Ho sempre avuto un debole per le sfavorite. Fin da piccolo, quando nella Milano del grande Simmenthal scelsi di tifare e giocare nell’altra squadra, la All’Onestà. La passione per gli underdog, come li chiamano gli americani, mi ha accompagna da sempre, in tutti gli sport: non è un banale amore per gli sfigati, la cosa importante che piccoli, sfavoriti, più poveri, le mie squadre abbiano comunque dei valori, una storia, una identità diversa. Che tentino di puntare il più in alto possibile, anche se non ci riescono quasi mai. Ho fatto questo inutile preambolo personale per dire che l’avventura che Trento sta per iniziare contro Milano nella sua seconda finale scudetto consecutiva, suscita in me grande simpatia e empatia. Se Cleveland viene data come grande sfavorita nelle Nba Finals nonostante schieri il più forte giocatore sulla terra, Trento lo è almeno altrettanto nei confronti dell’Armani, considerato anche che ha perso, almeno per le gare iniziali, Diego Flaccadori e non ha in fondo alla panchina due nazionali praticamente inutilizzati e un americano in tribuna come i suoi futuri avversari, ma solo otto giocatori nelle rotazioni.

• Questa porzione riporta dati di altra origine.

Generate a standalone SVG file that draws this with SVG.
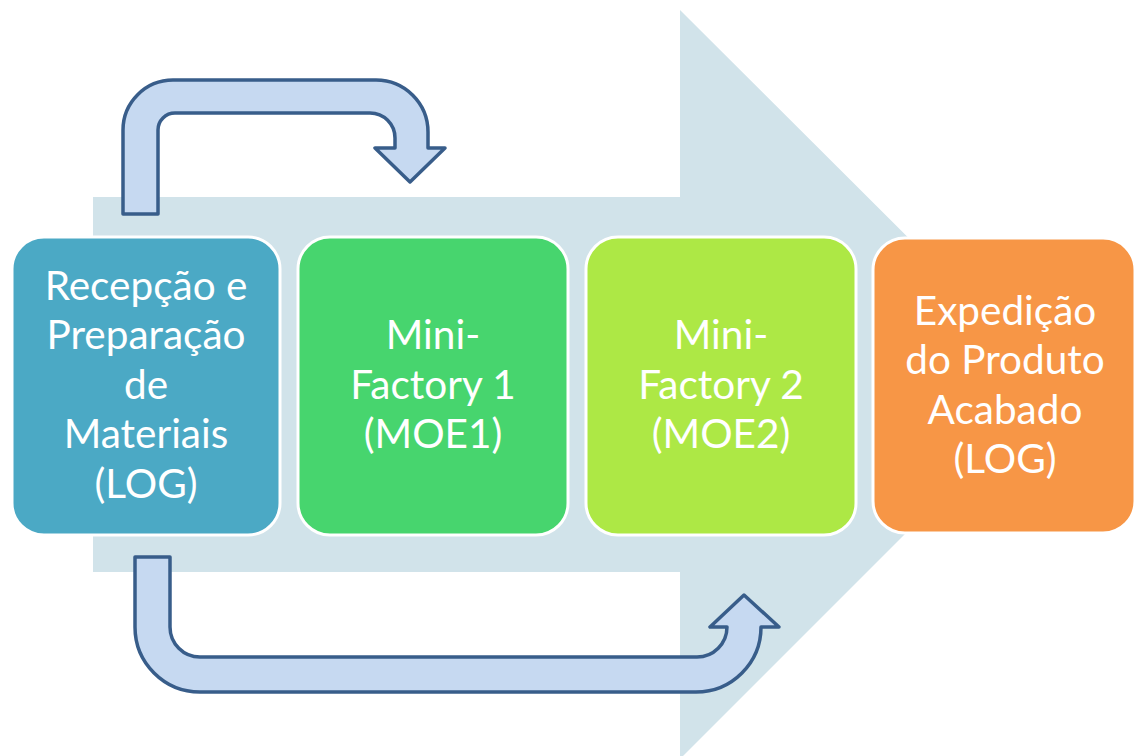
<svg xmlns="http://www.w3.org/2000/svg" width="1137" height="756" viewBox="0 0 1137 756">
  <style>
    .box { stroke: #ffffff; stroke-width: 3; }
    .lbl { font-family: Lato, "Liberation Sans", sans-serif; font-size: 40.5px; fill: #ffffff; text-anchor: middle; }
    .bent { fill: #C6D9F1; stroke: #385D8A; stroke-width: 3.5; stroke-linejoin: round; }
  </style>
  <rect width="1137" height="756" fill="#ffffff"/>
  <g id="background-arrow">
    <path d="M93,197 L680,197 L680,10 L1055,384 L680,759 L680,572 L93,572 Z" fill="#D1E3EA"/>
  </g>
  <g id="connectors">
    <path class="bent" d="M123,214 L123,130 A50,50 0 0 1 173,80 L376,80 A52,52 0 0 1 428,132 L428,148 L445,148 L410,182 L375,148 L395,148 L395,138 A25,25 0 0 0 370,113 L175,113 A17,17 0 0 0 158,130 L158,214 Z"/>
    <path class="bent" d="M135,557 L135,627 A65,65 0 0 0 200,692 L696,692 A65,65 0 0 0 761,627 L779,627 L744,595 L710,627 L727,627 A30,30 0 0 1 697,657 L200,657 A30,30 0 0 1 170,627 L170,557 Z"/>
  </g>
  <g id="node-recepcao">
    <rect class="box" x="12" y="237" width="268" height="298" rx="32" fill="#4BA9C5"/>
    <text class="lbl" x="146" y="300">Recepção e</text>
    <text class="lbl" x="146" y="349">Preparação</text>
    <text class="lbl" x="146" y="399">de</text>
    <text class="lbl" x="146" y="448">Materiais</text>
    <text class="lbl" x="146" y="498">(LOG)</text>
  </g>
  <g id="node-mf1">
    <rect class="box" x="298" y="237" width="270" height="298" rx="32" fill="#47D56E"/>
    <text class="lbl" x="433" y="349">Mini-</text>
    <text class="lbl" x="433" y="399">Factory 1</text>
    <text class="lbl" x="433" y="448">(MOE1)</text>
  </g>
  <g id="node-mf2">
    <rect class="box" x="586" y="237" width="270" height="298" rx="32" fill="#ADE845"/>
    <text class="lbl" x="721" y="349">Mini-</text>
    <text class="lbl" x="721" y="399">Factory 2</text>
    <text class="lbl" x="721" y="448">(MOE2)</text>
  </g>
  <g id="node-expedicao">
    <rect class="box" x="873" y="238" width="262" height="295" rx="32" fill="#F79646"/>
    <text class="lbl" x="1005" y="325">Expedição</text>
    <text class="lbl" x="1005" y="374">do Produto</text>
    <text class="lbl" x="1005" y="424">Acabado</text>
    <text class="lbl" x="1005" y="473">(LOG)</text>
  </g>
</svg>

Milano è favorita in questa finale inedita per la serie A soprattutto per le sue enormi potenzialità, anche se, due anni fa in Eurocup e l’anno scorso in semifinale, l’Aquila l’ha eliminata quando il suo svantaggio, sulla carta, era pari a quello di oggi. Nei playoff, la Dolomiti Energia ha buttato fuori le due squadre più lunghe e danarose dopo Milano, Avellino e Venezia, sempre col fattore campo a sfavore, mentre l’Armani ha avuto un tabellone più agevole. Nel girone di ritorno ha giocato meglio e vinto quanto Milano. Unico dato a sfavore dei trentini è lo 0-2 negli scontri diretti.
In realtà, Trento, come società e sul campo, non è inferiore all’Olimpia, probabilmente ha una identità tecnica più forte che nasce dalla difesa dove ottimi atleti di stazza uguale, pur non enorme, possono marcare tutti, dall’energia con cui la Dolomiti va su ogni pallone, sulle buone letture di un attacco non proprio di grande talento realizzativo. E poi, in una organizzazione di efficienza mittleuropea costruita da Salvatore Trainotti, troviamo storie meravigliose che sanno di rivalsa: l’anima di Toto Forray, l’argentino che ha giocato in tutte le categorie italiane, dalla C alla finale scudetto, la garra di Jorge Gutierrez, che ha riportato il Messico ai vertici del basket americano dopo quasi 50 anni, Joao Gomez partito dalla piccola Capo Verde, Dustin Hogue, il pivot più piccolo della serie A non arrivando neppure a 2 metri. Poi c’è Dominc Sutton, che l’anno scorso fu condizionato da un infortunio nella serie finale dopo essere stato la chiave del cammino di Trento fino alla sfida per il titolo. Mettiamoci anche che la Dolomiti Energia, nelle ultime due stagioni, a metà campionato non era neppure nelle prime otto ma che la società non ha fatto una piega, credendo in quello che era stato costruito e nel coach Maurizio Buscaglia, che allena lì da 8 anni (più 4 in precedenza). Bravissimi, tutti.
Certo, non è un problema di Milano se è considerata anche stavolta la favorita. Che sia un anno buono, lo dimostra il fatto che quando ha giocato la finale, nel 2014 e 2016, ha vinto lo scudetto, altrimenti era stata eliminata prima di arrivarci. La EA7 che si presenta in finale è una squadra più tosta rispetto a quella vista per quasi tutta la stagione, dopo aver tagliato l’organico, fatto chiarezza sui ruoli, soprattutto con Goudelock che è e deve giocare da prima punta o diventa addirittura dannoso, e ridotto le rotazioni. Trento ha due grandi problemi contro Milano: per quanto la sua difesa sia dura e tostissima, farà fatica a far scendere i punti realizzati dall’Armani sotto il livello della sua produzione offensiva. E sotto canestro, è lillipuziana contro Gudaitis e Tarcewski. Peraltro, i due lunghi milanesi non sono sfruttati come la loro presenza meriterebbe. Siamo però sicuri che lotterà, difenderà, si butterà su ogni pallone fino alla fine. Eppure, la missione di Trento, nella finale che parte martedì, sembra davvero proibitiva. Ed è questo il bello di essere delle underdog, si è sempre chiamati ad affrontare delle sfide epiche. L’Olimpia per vincere lo scudetto sarà costretta a produrre una grande pallacanestro e quindi avrà pienamente meritato di cucirselo addosso. Ma per la maggioranza delle persone resterà, come sempre, solo la più ricca che doveva vincere per forza. Noblesse oblige.